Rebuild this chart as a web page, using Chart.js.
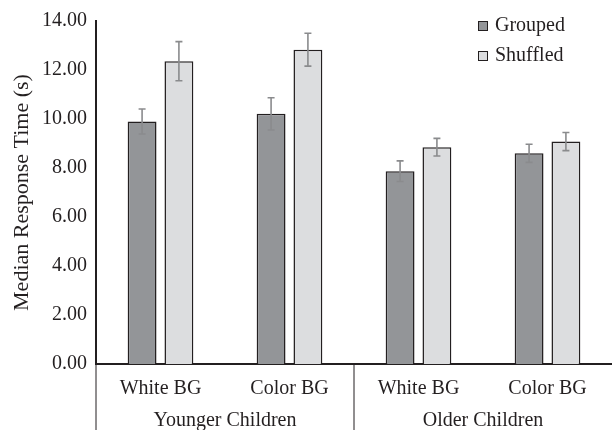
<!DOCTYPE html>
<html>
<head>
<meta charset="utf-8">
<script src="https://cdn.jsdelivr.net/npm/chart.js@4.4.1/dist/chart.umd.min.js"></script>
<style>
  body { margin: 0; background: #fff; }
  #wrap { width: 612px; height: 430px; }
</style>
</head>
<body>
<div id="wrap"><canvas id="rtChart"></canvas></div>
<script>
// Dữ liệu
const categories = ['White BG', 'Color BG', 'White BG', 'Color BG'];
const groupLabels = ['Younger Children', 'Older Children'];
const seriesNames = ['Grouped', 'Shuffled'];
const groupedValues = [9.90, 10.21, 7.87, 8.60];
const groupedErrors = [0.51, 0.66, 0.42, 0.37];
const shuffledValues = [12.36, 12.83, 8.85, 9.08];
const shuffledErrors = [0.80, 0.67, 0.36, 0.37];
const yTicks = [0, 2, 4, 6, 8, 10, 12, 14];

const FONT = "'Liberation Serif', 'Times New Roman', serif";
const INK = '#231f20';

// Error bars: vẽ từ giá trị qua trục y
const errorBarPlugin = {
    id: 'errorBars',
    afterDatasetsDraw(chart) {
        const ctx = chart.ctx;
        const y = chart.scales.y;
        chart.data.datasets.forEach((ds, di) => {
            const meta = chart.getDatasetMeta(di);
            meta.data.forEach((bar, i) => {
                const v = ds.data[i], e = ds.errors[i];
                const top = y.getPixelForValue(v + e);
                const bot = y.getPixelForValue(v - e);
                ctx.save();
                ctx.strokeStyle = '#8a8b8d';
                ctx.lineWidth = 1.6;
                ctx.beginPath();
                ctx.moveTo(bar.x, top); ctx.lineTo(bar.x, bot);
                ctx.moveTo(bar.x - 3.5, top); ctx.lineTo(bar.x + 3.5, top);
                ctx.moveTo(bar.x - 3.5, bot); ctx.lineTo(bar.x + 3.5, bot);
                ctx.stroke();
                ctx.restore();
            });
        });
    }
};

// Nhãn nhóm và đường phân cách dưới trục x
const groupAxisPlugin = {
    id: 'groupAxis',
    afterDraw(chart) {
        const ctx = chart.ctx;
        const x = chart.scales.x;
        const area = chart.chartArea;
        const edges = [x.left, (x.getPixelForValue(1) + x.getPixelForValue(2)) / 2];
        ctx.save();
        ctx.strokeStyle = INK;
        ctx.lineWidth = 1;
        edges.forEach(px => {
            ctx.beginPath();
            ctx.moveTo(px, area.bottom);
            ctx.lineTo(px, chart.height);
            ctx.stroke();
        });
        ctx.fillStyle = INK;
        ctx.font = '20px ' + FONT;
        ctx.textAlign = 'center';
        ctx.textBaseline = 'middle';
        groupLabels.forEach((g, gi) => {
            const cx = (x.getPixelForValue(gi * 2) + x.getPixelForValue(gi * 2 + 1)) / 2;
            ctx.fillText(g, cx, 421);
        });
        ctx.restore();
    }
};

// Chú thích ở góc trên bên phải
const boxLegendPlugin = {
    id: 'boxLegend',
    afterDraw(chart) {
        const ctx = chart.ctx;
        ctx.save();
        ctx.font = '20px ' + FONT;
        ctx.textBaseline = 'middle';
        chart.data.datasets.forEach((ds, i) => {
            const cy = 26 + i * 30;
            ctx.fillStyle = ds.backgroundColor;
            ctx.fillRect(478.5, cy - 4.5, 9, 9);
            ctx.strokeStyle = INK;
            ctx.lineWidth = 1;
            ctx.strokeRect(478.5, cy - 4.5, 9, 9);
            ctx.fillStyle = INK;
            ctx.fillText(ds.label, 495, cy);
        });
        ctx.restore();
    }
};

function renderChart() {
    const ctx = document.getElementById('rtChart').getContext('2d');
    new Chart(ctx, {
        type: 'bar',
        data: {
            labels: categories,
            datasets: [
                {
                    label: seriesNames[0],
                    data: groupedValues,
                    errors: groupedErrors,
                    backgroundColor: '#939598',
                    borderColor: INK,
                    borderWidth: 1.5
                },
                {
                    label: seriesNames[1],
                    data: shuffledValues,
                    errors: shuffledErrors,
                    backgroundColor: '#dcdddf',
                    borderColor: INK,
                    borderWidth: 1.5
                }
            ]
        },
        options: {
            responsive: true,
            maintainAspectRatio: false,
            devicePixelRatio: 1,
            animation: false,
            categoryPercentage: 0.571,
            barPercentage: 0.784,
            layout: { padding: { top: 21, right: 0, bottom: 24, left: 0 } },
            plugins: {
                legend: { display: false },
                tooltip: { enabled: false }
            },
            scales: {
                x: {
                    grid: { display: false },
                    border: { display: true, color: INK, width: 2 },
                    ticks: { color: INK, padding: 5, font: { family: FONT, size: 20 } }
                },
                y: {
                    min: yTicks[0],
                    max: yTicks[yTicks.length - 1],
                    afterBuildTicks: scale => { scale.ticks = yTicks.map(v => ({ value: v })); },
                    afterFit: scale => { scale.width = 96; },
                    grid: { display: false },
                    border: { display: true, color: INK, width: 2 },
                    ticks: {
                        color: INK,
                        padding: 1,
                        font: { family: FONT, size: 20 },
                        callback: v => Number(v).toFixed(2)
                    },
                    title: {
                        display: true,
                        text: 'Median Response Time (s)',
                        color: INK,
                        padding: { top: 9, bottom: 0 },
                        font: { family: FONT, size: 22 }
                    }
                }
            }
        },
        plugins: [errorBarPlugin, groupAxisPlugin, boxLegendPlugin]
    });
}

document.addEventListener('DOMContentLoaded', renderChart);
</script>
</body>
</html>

----

The task:
Copy the material shown above in full and exactly. Skip the pictures.

Answer:
Rebuild this chart as a web page, using Chart.js.
<!DOCTYPE html>
<html>
<head>
<meta charset="utf-8">
<script src="https://cdn.jsdelivr.net/npm/chart.js@4.4.1/dist/chart.umd.min.js"></script>
<style>
  body { margin: 0; background: #fff; }
  #wrap { width: 612px; height: 430px; }
</style>
</head>
<body>
<div id="wrap"><canvas id="rtChart"></canvas></div>
<script>
// Dữ liệu
const categories = ['White BG', 'Color BG', 'White BG', 'Color BG'];
const groupLabels = ['Younger Children', 'Older Children'];
const seriesNames = ['Grouped', 'Shuffled'];
const groupedValues = [9.90, 10.21, 7.87, 8.60];
const groupedErrors = [0.51, 0.66, 0.42, 0.37];
const shuffledValues = [12.36, 12.83, 8.85, 9.08];
const shuffledErrors = [0.80, 0.67, 0.36, 0.37];
const yTicks = [0, 2, 4, 6, 8, 10, 12, 14];

const FONT = "'Liberation Serif', 'Times New Roman', serif";
const INK = '#231f20';

// Error bars: vẽ từ giá trị qua trục y
const errorBarPlugin = {
    id: 'errorBars',
    afterDatasetsDraw(chart) {
        const ctx = chart.ctx;
        const y = chart.scales.y;
        chart.data.datasets.forEach((ds, di) => {
            const meta = chart.getDatasetMeta(di);
            meta.data.forEach((bar, i) => {
                const v = ds.data[i], e = ds.errors[i];
                const top = y.getPixelForValue(v + e);
                const bot = y.getPixelForValue(v - e);
                ctx.save();
                ctx.strokeStyle = '#8a8b8d';
                ctx.lineWidth = 1.6;
                ctx.beginPath();
                ctx.moveTo(bar.x, top); ctx.lineTo(bar.x, bot);
                ctx.moveTo(bar.x - 3.5, top); ctx.lineTo(bar.x + 3.5, top);
                ctx.moveTo(bar.x - 3.5, bot); ctx.lineTo(bar.x + 3.5, bot);
                ctx.stroke();
                ctx.restore();
            });
        });
    }
};

// Nhãn nhóm và đường phân cách dưới trục x
const groupAxisPlugin = {
    id: 'groupAxis',
    afterDraw(chart) {
        const ctx = chart.ctx;
        const x = chart.scales.x;
        const area = chart.chartArea;
        const edges = [x.left, (x.getPixelForValue(1) + x.getPixelForValue(2)) / 2];
        ctx.save();
        ctx.strokeStyle = INK;
        ctx.lineWidth = 1;
        edges.forEach(px => {
            ctx.beginPath();
            ctx.moveTo(px, area.bottom);
            ctx.lineTo(px, chart.height);
            ctx.stroke();
        });
        ctx.fillStyle = INK;
        ctx.font = '20px ' + FONT;
        ctx.textAlign = 'center';
        ctx.textBaseline = 'middle';
        groupLabels.forEach((g, gi) => {
            const cx = (x.getPixelForValue(gi * 2) + x.getPixelForValue(gi * 2 + 1)) / 2;
            ctx.fillText(g, cx, 421);
        });
        ctx.restore();
    }
};

// Chú thích ở góc trên bên phải
const boxLegendPlugin = {
    id: 'boxLegend',
    afterDraw(chart) {
        const ctx = chart.ctx;
        ctx.save();
        ctx.font = '20px ' + FONT;
        ctx.textBaseline = 'middle';
        chart.data.datasets.forEach((ds, i) => {
            const cy = 26 + i * 30;
            ctx.fillStyle = ds.backgroundColor;
            ctx.fillRect(478.5, cy - 4.5, 9, 9);
            ctx.strokeStyle = INK;
            ctx.lineWidth = 1;
            ctx.strokeRect(478.5, cy - 4.5, 9, 9);
            ctx.fillStyle = INK;
            ctx.fillText(ds.label, 495, cy);
        });
        ctx.restore();
    }
};

function renderChart() {
    const ctx = document.getElementById('rtChart').getContext('2d');
    new Chart(ctx, {
        type: 'bar',
        data: {
            labels: categories,
            datasets: [
                {
                    label: seriesNames[0],
                    data: groupedValues,
                    errors: groupedErrors,
                    backgroundColor: '#939598',
                    borderColor: INK,
                    borderWidth: 1.5
                },
                {
                    label: seriesNames[1],
                    data: shuffledValues,
                    errors: shuffledErrors,
                    backgroundColor: '#dcdddf',
                    borderColor: INK,
                    borderWidth: 1.5
                }
            ]
        },
        options: {
            responsive: true,
            maintainAspectRatio: false,
            devicePixelRatio: 1,
            animation: false,
            categoryPercentage: 0.571,
            barPercentage: 0.784,
            layout: { padding: { top: 21, right: 0, bottom: 24, left: 0 } },
            plugins: {
                legend: { display: false },
                tooltip: { enabled: false }
            },
            scales: {
                x: {
                    grid: { display: false },
                    border: { display: true, color: INK, width: 2 },
                    ticks: { color: INK, padding: 5, font: { family: FONT, size: 20 } }
                },
                y: {
                    min: yTicks[0],
                    max: yTicks[yTicks.length - 1],
                    afterBuildTicks: scale => { scale.ticks = yTicks.map(v => ({ value: v })); },
                    afterFit: scale => { scale.width = 96; },
                    grid: { display: false },
                    border: { display: true, color: INK, width: 2 },
                    ticks: {
                        color: INK,
                        padding: 1,
                        font: { family: FONT, size: 20 },
                        callback: v => Number(v).toFixed(2)
                    },
                    title: {
                        display: true,
                        text: 'Median Response Time (s)',
                        color: INK,
                        padding: { top: 9, bottom: 0 },
                        font: { family: FONT, size: 22 }
                    }
                }
            }
        },
        plugins: [errorBarPlugin, groupAxisPlugin, boxLegendPlugin]
    });
}

document.addEventListener('DOMContentLoaded', renderChart);
</script>
</body>
</html>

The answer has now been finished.